Required work
Go through the material below and report how many lines contain "this". Give only the number.

────

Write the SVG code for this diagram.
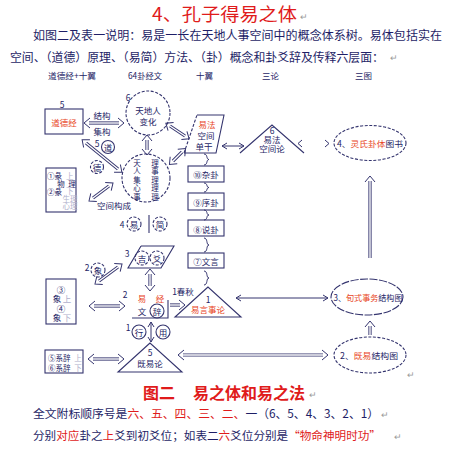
<svg xmlns="http://www.w3.org/2000/svg" width="450" height="450" viewBox="0 0 450 450">
<defs>
<style>
text{font-family:"Noto Sans CJK SC","Noto Sans",sans-serif;fill:#1e1e66}
.s{font-size:8.5px;text-anchor:middle;dominant-baseline:central}
.v{font-size:7.5px;text-anchor:middle;dominant-baseline:central}
.l{font-size:7.5px;dominant-baseline:central}
.h{font-size:8.5px}
.o{fill:#e8461e}
.R{fill:#e01b1b}
.g{fill:#b0b0cc}
.pm{fill:#9a9a9a;font-size:9px}
.ln{fill:none;stroke:#34346e;stroke-width:1.1}
.ds{stroke-dasharray:3 1.6}
.d{fill:none;stroke:#34346e;stroke-width:3.2}
.di{fill:none;stroke:#fff;stroke-width:1.4}
.a{fill:none;stroke:#34346e;stroke-width:1}
</style>
<marker id="h" markerUnits="userSpaceOnUse" markerWidth="10" markerHeight="12" refX="2" refY="6" orient="auto-start-reverse"><path d="M1,1 L7,6 L1,11" fill="none" stroke="#34346e" stroke-width="1"/></marker>
<marker id="s" markerUnits="userSpaceOnUse" markerWidth="8" markerHeight="8" refX="6" refY="4" orient="auto-start-reverse"><path d="M1,1 L6,4 L1,7" fill="none" stroke="#34346e" stroke-width="1"/></marker>
</defs>
<rect width="450" height="450" fill="#fff"/>

<g id="header">
<text x="152" y="21" font-size="18" textLength="145" lengthAdjust="spacingAndGlyphs" class="R">4、孔子得易之体</text>
<text x="300" y="20" class="pm">↵</text>
<text x="33" y="40" font-size="12" textLength="409" lengthAdjust="spacingAndGlyphs">如图二及表一说明：易是一长在天地人事空间中的概念体系树。易体包括实在</text>
<text x="10" y="61.5" font-size="12" textLength="374" lengthAdjust="spacingAndGlyphs">空间、（道德）原理、（易简）方法、（卦）概念和卦爻辞及传释六层面：</text>
<text x="390" y="61" class="pm">↵</text>
<text x="48" y="79" class="h" textLength="48" lengthAdjust="spacingAndGlyphs">道德经+十翼</text>
<text x="128" y="79" class="h" textLength="34" lengthAdjust="spacingAndGlyphs">64卦经文</text>
<text x="196" y="79" class="h">十翼</text>
<text x="262" y="79" class="h">三论</text>
<text x="355" y="79" class="h">三图</text>
</g>

<g id="connectors">
<path class="d" d="M89,123H119" marker-start="url(#h)" marker-end="url(#h)"/><path class="di" d="M89,123H119"/>
<path class="d" d="M86,143L118,169" marker-start="url(#h)" marker-end="url(#h)"/><path class="di" d="M86,143L118,169"/>
<path class="d" d="M93,198L109,186" marker-start="url(#h)" marker-end="url(#h)"/><path class="di" d="M93,198L109,186"/>
<path class="d" d="M147,140V150" marker-start="url(#h)" marker-end="url(#h)"/><path class="di" d="M147,140V150"/>
<path class="d" d="M170,126L185,136" marker-start="url(#h)" marker-end="url(#h)"/><path class="di" d="M170,126L185,136"/>
<path class="d" d="M173,161L182,152" marker-start="url(#h)" marker-end="url(#h)"/><path class="di" d="M173,161L182,152"/>
<path class="d" d="M94,306H120" marker-start="url(#h)" marker-end="url(#h)"/><path class="di" d="M94,306H120"/>
<path class="d" d="M99,281L118,267" marker-start="url(#h)" marker-end="url(#h)"/><path class="di" d="M99,281L118,267"/>
<path class="d" d="M150,274V286" marker-start="url(#h)" marker-end="url(#h)"/><path class="di" d="M150,274V286"/>
<path class="d" d="M93,359H119" marker-start="url(#h)" marker-end="url(#h)"/><path class="di" d="M93,359H119"/>
<path class="d" d="M183,355H323" marker-start="url(#h)" marker-end="url(#h)"/><path class="di" d="M183,355H323"/>
<path class="d" d="M370,335V326" marker-end="url(#h)"/><path class="di" d="M370,335V326"/>
<path class="d" d="M370,258V181" marker-end="url(#h)"/><path class="di" d="M370,258V181"/>
<path class="d" d="M170,305H180" marker-end="url(#h)"/><path class="di" d="M170,305H180"/>
<path class="a" d="M222,146H244" marker-start="url(#s)" marker-end="url(#s)"/>
<path class="a" d="M236,298H328" marker-start="url(#s)" marker-end="url(#s)"/>
<path class="a" d="M151,322V342" marker-start="url(#s)" marker-end="url(#s)"/>
<path class="a" d="M302,140L298,143.5L302,147M325,140L329,143.5L325,147"/>
<path class="a" stroke-width="1.2" d="M204,154C208,154 206,159.5 209,159.5C206,159.5 208,165 204,165"/>
<path class="a" stroke-width="1.2" d="M204,183C208,183 206,187.5 209,187.5C206,187.5 208,192 204,192"/>
<path class="a" stroke-width="1.2" d="M204,210C208,210 206,215 209,215C206,215 208,220 204,220"/>
<path class="a" stroke-width="1.2" d="M204,238C208,238 206,245 209,245C206,245 208,252 204,252"/>
<path class="a" stroke-width="1.2" d="M204,271C208,271 206,278 209,278C206,278 208,285 204,285"/>
</g>

<g id="n-daodejing"><rect x="45" y="109" width="38" height="25" class="ln" stroke-width="1.3"/><text class="s" x="62" y="104">5</text><text class="s o" x="64" y="122">道德经</text></g>
<g id="n-labels-jiegou"><text class="s" x="102" y="115">结构</text><text class="s" x="102" y="131">集构</text></g>
<g id="n-tiandiren"><circle cx="148" cy="113" r="22" class="ln ds"/><text class="s" x="128" y="97">6</text><text class="s" x="148" y="110">天地人</text><text class="s" x="148" y="121">变化</text></g>
<g id="n-tianren"><circle cx="146" cy="178" r="24" class="ln ds"/>
<text class="v" x="137" y="162">天</text><text class="v" x="137" y="170.5">人</text><text class="v" x="137" y="179">集</text><text class="v" x="137" y="187.5">心</text><text class="v" x="137" y="196">事</text>
<text class="v" x="155" y="162">理</text><text class="v" x="155" y="170.5">事</text><text class="v" x="155" y="179">理</text><text class="v" x="155" y="187.5">理</text><text class="v" x="155" y="196">理</text></g>
<g id="n-dao"><text class="s" x="97" y="143">5</text><circle cx="108" cy="147" r="6.5" class="ln"/><text class="s" x="108" y="147">道</text></g>
<g id="n-de"><circle cx="97" cy="167" r="6.5" class="ln ds"/><text class="s" x="97" y="167">德</text></g>
<g id="n-kongjian"><text class="s" x="114" y="205">空间构成</text></g>
<g id="n-tuan"><rect x="46" y="168" width="30" height="44" class="ln"/>
<text class="l" x="47" y="175">①彖</text><text class="l g" x="66" y="175">上</text>
<text class="v" x="61" y="183">物</text><text class="v" x="72" y="183">理</text>
<text class="l" x="47" y="191">②彖</text><text class="l g" x="66" y="190.5" font-size="6.5">下</text>
<text class="v g" x="70" y="198" font-size="6">生理</text><text class="v g" x="70" y="205.5" font-size="6">心理</text></g>

<g id="n-yifa"><path class="ln" d="M197,115H224L216,153H184"/><path class="ln ds" d="M184,153L197,115"/>
<text class="s o" x="207" y="124">易法</text><text class="s" x="206" y="135">空间</text><text class="s" x="204" y="146">单干</text></g>
<g id="n-yifalun"><path class="ln" d="M240,153L272,125L304,153"/><text class="s" x="272" y="130" font-size="7.5">6</text><text class="s" x="272" y="139" font-size="8">易法</text><text class="s" x="272" y="148" font-size="8">空间论</text></g>
<g id="n-e4"><ellipse cx="370" cy="143" rx="36" ry="17.5" class="ln ds" stroke-width="1.2"/><text class="s" x="370" y="143" font-size="8.8" textLength="66" lengthAdjust="spacingAndGlyphs">4、<tspan class="o">灵氏卦体</tspan>图书</text></g>
<g id="n-zagua"><rect x="188" y="166" width="36" height="16" class="ln"/><text class="s" x="206" y="174">⑩杂卦</text></g>
<g id="n-xugua"><rect x="188" y="193" width="36" height="17" class="ln"/><text class="s" x="206" y="202">⑨序卦</text></g>
<g id="n-shuogua"><rect x="188" y="220" width="36" height="16" class="ln"/><text class="s" x="206" y="229">⑧说卦</text></g>
<g id="n-wenyan"><rect x="188" y="253" width="36" height="15" class="ln"/><text class="s" x="206" y="261">⑦文言</text></g>
<g id="n-yijian"><text class="s" x="122" y="224">4</text><circle cx="134" cy="224" r="7" class="ln ds"/><text class="s" x="134" y="224">易</text><path class="ln" d="M149,215V233"/><circle cx="160" cy="224" r="7" class="ln ds"/><text class="s" x="160" y="224">简</text></g>
<g id="n-jiyao"><path class="ln" d="M141,246H174L161,268H128L141,246"/><text class="s" x="127" y="253">3</text><circle cx="142" cy="258" r="7" class="ln ds"/><text class="s" x="142" y="258">吉</text><circle cx="157" cy="258" r="7" class="ln ds"/><text class="s" x="157" y="258">爻</text></g>
<g id="n-xiang-c"><text class="s" x="87" y="267">2</text><circle cx="98" cy="270" r="7" class="ln ds"/><text class="s" x="98" y="270">象</text></g>
<g id="n-xiang"><rect x="46" y="279" width="30" height="45" class="ln"/>
<text class="s" x="61" y="289">③</text><text class="s" x="57" y="298">象</text><text class="s g" x="67" y="298">上</text>
<text class="s" x="61" y="308">④</text><text class="s" x="57" y="317">象</text><text class="s g" x="67" y="317">下</text></g>
<g id="n-yijing"><path class="ln" d="M132,318H168V300"/><text class="s" x="125" y="294">2</text><text class="s o" x="142" y="298">易</text><text class="s o" x="160" y="298">经</text><text class="s" x="142" y="311">文</text><circle cx="157" cy="311" r="7" class="ln"/><text class="s" x="157" y="311">辞</text></g>
<g id="n-chunqiu"><text class="s" x="183" y="291">1春秋</text></g>
<g id="n-yiyan"><path class="ln" d="M208,287L175,317H241Z"/><text class="s" x="208" y="299">1</text><text class="s o" x="208" y="309">易言事论</text></g>
<g id="n-e3"><ellipse cx="367" cy="297" rx="36" ry="18" class="ln" stroke-dasharray="8 1.5" stroke-width="1.2"/><text class="s" x="368" y="297" textLength="69" lengthAdjust="spacingAndGlyphs">3、<tspan class="o">旬式事务</tspan>结构图</text></g>
<g id="n-xingyong"><text class="s" x="128" y="327">1</text><circle cx="139" cy="332" r="7" class="ln"/><text class="s" x="139" y="332">行</text><circle cx="163" cy="332" r="7" class="ln"/><text class="s" x="163" y="332">用</text></g>
<g id="n-xici"><rect x="45" y="350" width="38" height="23" class="ln"/>
<text class="l" x="48" y="357">⑤系辞</text><text class="v g" x="78" y="357">上</text>
<text class="l" x="48" y="367">⑥系辞</text><text class="v g" x="78" y="367">下</text></g>
<g id="n-jiyilun"><path class="ln" d="M150,343L118,372H182Z"/><text class="s" x="150" y="352">5</text><text class="s" x="150" y="363">既易论</text></g>
<g id="n-e2"><ellipse cx="370" cy="355" rx="36" ry="18" class="ln ds" stroke-width="1.2"/><text class="s" x="369" y="355" font-size="9" textLength="58" lengthAdjust="spacingAndGlyphs">2、<tspan class="o">既易</tspan>结构图</text><text x="407" y="378" class="pm">↵</text></g>

<g id="caption">
<text x="143" y="399" font-size="16" font-weight="bold" class="R">图二<tspan x="193">易之体和易之法</tspan></text>
<text x="309" y="398" class="pm">↵</text>
<text x="33" y="418" font-size="11.8">全文附标顺序号是<tspan class="R">六、五、四、三、二、</tspan>一（6、5、4、3、2、1）</text>
<text x="381" y="418" class="pm">↵</text>
<text x="33" y="440" font-size="11.6">分别<tspan class="R">对应</tspan>卦之<tspan class="R">上</tspan>爻到初爻位；如表二<tspan class="R">六</tspan>爻位分别是<tspan class="R">“物命神明时功”</tspan></text>
<text x="394" y="440" class="pm">↵</text>
</g>
</svg>
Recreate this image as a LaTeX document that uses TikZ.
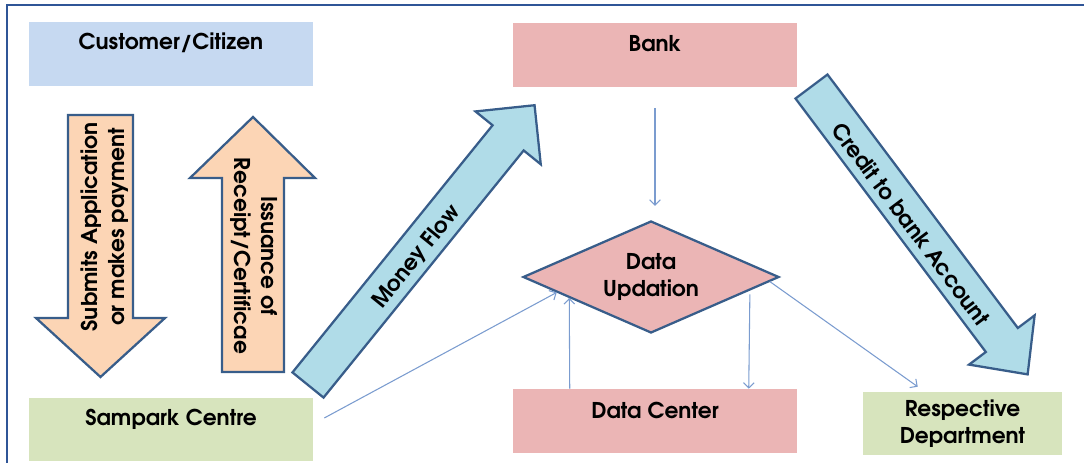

────

The answer
2